Bush's Favorite Democrat

In Connecticut's Democratic primary, Joe Lieberman claims he's facing a leftist "jihad," but there are two words the senator can't duck: "Iraq" and "war" (BY MATT TAIBBI)

MATT TAIBBIPosted Jul 28, 2006 2:43 PM

When I sat down and talked with Lamont on a park bench after an appearance in Wallingford, he was plainly horrified when I compared the attacks against him to the campaign against Dean. "I hadn't thought about that," he said, adding quickly, "What you have to remember is that I'm a business guy from central Connecticut."

He talked about the assault from the party regulars: "Well, I've got grass-roots support that is perceived as a threat to the established order," he said. Then he scratched his head. "But it's weird. It's like there's a signal sent down from somewhere. The other day I was with this reporter from The New York Observer, and he was reading down a list of talking points: Why is it that bipartisanship can't exist in the party? Are you a pacifist? And so on. And I was like, ?Man, where is this coming from?' "

Of course it's fairly obvious where it's coming from. Even the most casual Democratic voters understand by now that there is a schism within the party, one that pits "party insiders" steeped in the inside-baseball muck of Washington money culture against . . . well, against us, the actual voters.

The insiders have for many years running now succeeded in convincing their voters that their actual beliefs are hopeless losers in the general electoral arena, and that certain compromises must be made if the party is ever to regain power.

This defeatist nonsense is sold to the public in the form of beady-eyed party hacks talking to one another in the opinion pages of national media conglomerates, where, after much verbose and solemn discussion, the earnest and idealistic candidate the public actually likes is dismissed on the grounds that "he can't win." In his place is trotted out the guy the party honchos insist to us is the real "winner"—some balding, bent little bureaucrat who has grown prematurely elderly before our very eyes over the course of ten or twenty years of sad, compromise-filled service in the House or the Senate.

This "winner" is then given a lavish parade and sent out there on the trail, and we hold our noses as he campaigns in our name on a platform of Jesus, the B-2 bomber and the death penalty for eleven-year-olds, consoling ourselves that he at least isn't in favor of repealing the Voting Rights Act. (Or is he? We have to check.) Then he loses to the Republicans anyway and we start all over again—beginning with the next primary election, when we are again told that the anti-war candidate "can't win" and that the smart bet is the corporate hunchback still wearing two black eyes from the last race.

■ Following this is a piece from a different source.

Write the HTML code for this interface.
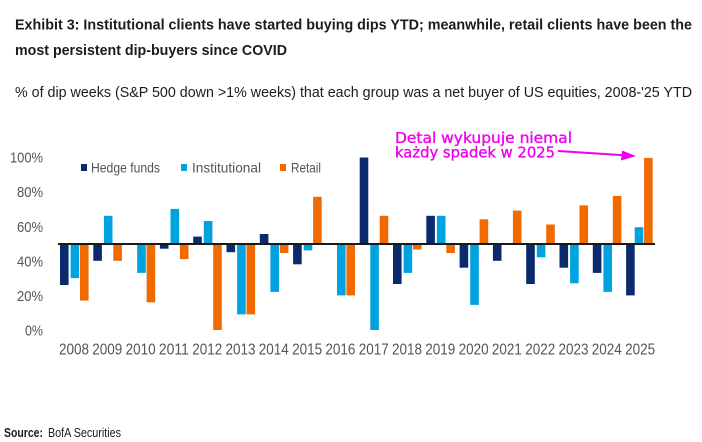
<!DOCTYPE html>
<html>
<head>
<meta charset="utf-8">
<style>
html,body{margin:0;padding:0;background:#fff;}
svg{display:block;}
</style>
</head>
<body>
<svg width="702" height="442" viewBox="0 0 702 442" xmlns="http://www.w3.org/2000/svg">
<rect x="0" y="0" width="702" height="442" fill="#ffffff"/>
<!-- Titles -->
<g font-family="Liberation Sans, Arial, sans-serif" fill="#1c1c1c">
<text x="15" y="29.5" font-size="15" font-weight="bold" textLength="677" lengthAdjust="spacingAndGlyphs">Exhibit 3: Institutional clients have started buying dips YTD; meanwhile, retail clients have been the</text>
<text x="15" y="55" font-size="15" font-weight="bold" textLength="272" lengthAdjust="spacingAndGlyphs">most persistent dip-buyers since COVID</text>
<text x="15" y="97" font-size="15" textLength="677" lengthAdjust="spacingAndGlyphs">% of dip weeks (S&amp;P 500 down &gt;1% weeks) that each group was a net buyer of US equities, 2008-'25 YTD</text>
<text x="4" y="437" font-size="13" font-weight="bold" textLength="39" lengthAdjust="spacingAndGlyphs">Source:</text>
<text x="48" y="437" font-size="13" textLength="73" lengthAdjust="spacingAndGlyphs">BofA Securities</text>
</g>
<!-- Y axis labels -->
<g font-family="Liberation Sans, Arial, sans-serif" fill="#555" font-size="15" text-anchor="end">
<text x="43" y="162.5" textLength="33" lengthAdjust="spacingAndGlyphs">100%</text>
<text x="43" y="197" textLength="26" lengthAdjust="spacingAndGlyphs">80%</text>
<text x="43" y="232" textLength="26" lengthAdjust="spacingAndGlyphs">60%</text>
<text x="43" y="266.5" textLength="26" lengthAdjust="spacingAndGlyphs">40%</text>
<text x="43" y="301" textLength="26" lengthAdjust="spacingAndGlyphs">20%</text>
<text x="43" y="335.5" textLength="18" lengthAdjust="spacingAndGlyphs">0%</text>
</g>
<!-- Legend -->
<g font-family="Liberation Sans, Arial, sans-serif" fill="#555" font-size="14">
<rect x="81" y="164" width="6" height="7" fill="#0b2a6e"/>
<text x="91" y="172.5" textLength="69" lengthAdjust="spacingAndGlyphs">Hedge funds</text>
<rect x="181" y="164" width="6" height="7" fill="#00a3e0"/>
<text x="192" y="172.5" textLength="69" lengthAdjust="spacingAndGlyphs">Institutional</text>
<rect x="280" y="164" width="6" height="7" fill="#f06a00"/>
<text x="291" y="172.5" textLength="30" lengthAdjust="spacingAndGlyphs">Retail</text>
</g>
<!-- Bars -->
<g id="bars">
<rect x="60" y="243.5" width="8.6" height="41.5" fill="#0b2a6e"/>
<rect x="70.6" y="243.5" width="8.6" height="34.6" fill="#00a3e0"/>
<rect x="80" y="243.5" width="8.6" height="57.1" fill="#f06a00"/>
<rect x="93.3" y="243.5" width="8.6" height="17.3" fill="#0b2a6e"/>
<rect x="103.9" y="215.8" width="8.6" height="27.7" fill="#00a3e0"/>
<rect x="113.3" y="243.5" width="8.6" height="17.3" fill="#f06a00"/>
<rect x="137.2" y="243.5" width="8.6" height="29.4" fill="#00a3e0"/>
<rect x="146.6" y="243.5" width="8.6" height="58.8" fill="#f06a00"/>
<rect x="159.9" y="243.5" width="8.6" height="5.2" fill="#0b2a6e"/>
<rect x="170.5" y="208.9" width="8.6" height="34.6" fill="#00a3e0"/>
<rect x="179.9" y="243.5" width="8.6" height="15.6" fill="#f06a00"/>
<rect x="193.2" y="236.6" width="8.6" height="6.9" fill="#0b2a6e"/>
<rect x="203.8" y="221" width="8.6" height="22.5" fill="#00a3e0"/>
<rect x="213.2" y="243.5" width="8.6" height="86.5" fill="#f06a00"/>
<rect x="226.5" y="243.5" width="8.6" height="8.7" fill="#0b2a6e"/>
<rect x="237.1" y="243.5" width="8.6" height="70.9" fill="#00a3e0"/>
<rect x="246.5" y="243.5" width="8.6" height="70.9" fill="#f06a00"/>
<rect x="259.8" y="234" width="8.6" height="9.5" fill="#0b2a6e"/>
<rect x="270.4" y="243.5" width="8.6" height="48.4" fill="#00a3e0"/>
<rect x="279.8" y="243.5" width="8.6" height="9.5" fill="#f06a00"/>
<rect x="293.1" y="243.5" width="8.6" height="20.8" fill="#0b2a6e"/>
<rect x="303.7" y="243.5" width="8.6" height="6.9" fill="#00a3e0"/>
<rect x="313.1" y="196.8" width="8.6" height="46.7" fill="#f06a00"/>
<rect x="337" y="243.5" width="8.6" height="51.9" fill="#00a3e0"/>
<rect x="346.4" y="243.5" width="8.6" height="51.9" fill="#f06a00"/>
<rect x="359.7" y="157.5" width="8.6" height="86" fill="#0b2a6e"/>
<rect x="370.3" y="243.5" width="8.6" height="86.5" fill="#00a3e0"/>
<rect x="379.7" y="215.8" width="8.6" height="27.7" fill="#f06a00"/>
<rect x="393" y="243.5" width="8.6" height="40.5" fill="#0b2a6e"/>
<rect x="403.6" y="243.5" width="8.6" height="29.4" fill="#00a3e0"/>
<rect x="413" y="243.5" width="8.6" height="6" fill="#f06a00"/>
<rect x="426.3" y="215.8" width="8.6" height="27.7" fill="#0b2a6e"/>
<rect x="436.9" y="215.8" width="8.6" height="27.7" fill="#00a3e0"/>
<rect x="446.3" y="243.5" width="8.6" height="9.5" fill="#f06a00"/>
<rect x="459.6" y="243.5" width="8.6" height="24.2" fill="#0b2a6e"/>
<rect x="470.2" y="243.5" width="8.6" height="61.4" fill="#00a3e0"/>
<rect x="479.6" y="219.3" width="8.6" height="24.2" fill="#f06a00"/>
<rect x="492.9" y="243.5" width="8.6" height="17.3" fill="#0b2a6e"/>
<rect x="512.9" y="210.6" width="8.6" height="32.9" fill="#f06a00"/>
<rect x="526.2" y="243.5" width="8.6" height="40.5" fill="#0b2a6e"/>
<rect x="536.8" y="243.5" width="8.6" height="13.8" fill="#00a3e0"/>
<rect x="546.2" y="224.5" width="8.6" height="19" fill="#f06a00"/>
<rect x="559.5" y="243.5" width="8.6" height="24.2" fill="#0b2a6e"/>
<rect x="570.1" y="243.5" width="8.6" height="39.8" fill="#00a3e0"/>
<rect x="579.5" y="205.4" width="8.6" height="38.1" fill="#f06a00"/>
<rect x="592.8" y="243.5" width="8.6" height="29.4" fill="#0b2a6e"/>
<rect x="603.4" y="243.5" width="8.6" height="48.4" fill="#00a3e0"/>
<rect x="612.8" y="195.9" width="8.6" height="47.6" fill="#f06a00"/>
<rect x="626.1" y="243.5" width="8.6" height="51.9" fill="#0b2a6e"/>
<rect x="634.7" y="227.2" width="8.6" height="16.3" fill="#00a3e0"/>
<rect x="644.1" y="157.9" width="8.6" height="85.6" fill="#f06a00"/>
</g>
<!-- Baseline -->
<line x1="58" y1="244" x2="655" y2="244" stroke="#1a1a1a" stroke-width="2"/>
<!-- X labels -->
<g font-family="Liberation Sans, Arial, sans-serif" fill="#555" font-size="16" text-anchor="middle">
<text x="74" y="354.5" textLength="30" lengthAdjust="spacingAndGlyphs">2008</text>
<text x="107.3" y="354.5" textLength="30" lengthAdjust="spacingAndGlyphs">2009</text>
<text x="140.6" y="354.5" textLength="30" lengthAdjust="spacingAndGlyphs">2010</text>
<text x="173.9" y="354.5" textLength="30" lengthAdjust="spacingAndGlyphs">2011</text>
<text x="207.2" y="354.5" textLength="30" lengthAdjust="spacingAndGlyphs">2012</text>
<text x="240.5" y="354.5" textLength="30" lengthAdjust="spacingAndGlyphs">2013</text>
<text x="273.8" y="354.5" textLength="30" lengthAdjust="spacingAndGlyphs">2014</text>
<text x="307.1" y="354.5" textLength="30" lengthAdjust="spacingAndGlyphs">2015</text>
<text x="340.4" y="354.5" textLength="30" lengthAdjust="spacingAndGlyphs">2016</text>
<text x="373.7" y="354.5" textLength="30" lengthAdjust="spacingAndGlyphs">2017</text>
<text x="407" y="354.5" textLength="30" lengthAdjust="spacingAndGlyphs">2018</text>
<text x="440.3" y="354.5" textLength="30" lengthAdjust="spacingAndGlyphs">2019</text>
<text x="473.6" y="354.5" textLength="30" lengthAdjust="spacingAndGlyphs">2020</text>
<text x="506.9" y="354.5" textLength="30" lengthAdjust="spacingAndGlyphs">2021</text>
<text x="540.2" y="354.5" textLength="30" lengthAdjust="spacingAndGlyphs">2022</text>
<text x="573.5" y="354.5" textLength="30" lengthAdjust="spacingAndGlyphs">2023</text>
<text x="606.8" y="354.5" textLength="30" lengthAdjust="spacingAndGlyphs">2024</text>
<text x="640.1" y="354.5" textLength="30" lengthAdjust="spacingAndGlyphs">2025</text>
</g>
<!-- Annotation -->
<g font-family="DejaVu Sans, Liberation Sans, sans-serif" fill="#ee00ee" stroke="#ee00ee" stroke-width="0.35" font-size="15">
<text x="395" y="143" textLength="177" lengthAdjust="spacingAndGlyphs">Detal wykupuje niemal</text>
<text x="395" y="157.3" textLength="160" lengthAdjust="spacingAndGlyphs">każdy spadek w 2025</text>
</g>
<line x1="558" y1="151" x2="624" y2="155.3" stroke="#ee00ee" stroke-width="2"/>
<polygon points="636,156 622,150.5 621,160.5" fill="#ee00ee"/>
</svg>
</body>
</html>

No one has played the role of that "winner" more enthusiastically, or more often, than Joe Lieberman. He is everything a Washington insider loves in a politician. He is pompous, pious and available. Routinely one of the very top recipients of campaign donations from the insurance, pharmaceutical and finance sectors, and a man whose wife, Hadassah, is a pharmaceutical-industry lobbyist for Hill and Knowlton, Lieberman has quietly become one of the greatest allies corporate America has in Washington.

For example, Lieberman, who as chairman of the DLC in the mid to late Nineties presided over an organization heavily subsidized by companies such as AIG and Aetna (the latter of which also contributes lavishly to his campaigns), sponsored a bill that limited auto insurance suits by permitting the offering of lower rates to consumers who forfeited their right to sue. He has fought for similar anti-lawsuit laws for tobacco, for HMOs, for pharmaceutical companies. Victor Schwartz, general counsel for the American Tort Reform Association, once bragged that "if it were not for Lieberman, there would never have been a Biomaterials Access Act"—a 1998 law that protected companies like Dow Chemical and DuPont (also big DLC contributors) from lawsuits filed for the production of defective medical implants. Yes, that's right: Joe Lieberman fought for the principle of manufacturing faulty fake tits with impunity.

In a move that was perfectly characteristic of everything he stands for, Lieberman in 2001 offered a piece of legislation, S. 1764, that purported to provide incentives to companies that develop medicines to treat the victims of bioterror attacks but, more important, extended the patent life of a wide range of drugs for several years, delaying the introduction of more cost-friendly generic drugs. Shilling for the socialist subsidy of drug companies while masquerading as a Churchillian, tough-on-security Democrat in the War on Terror age: That's Joe Lieberman, and the modern Democratic Party, in a nutshell.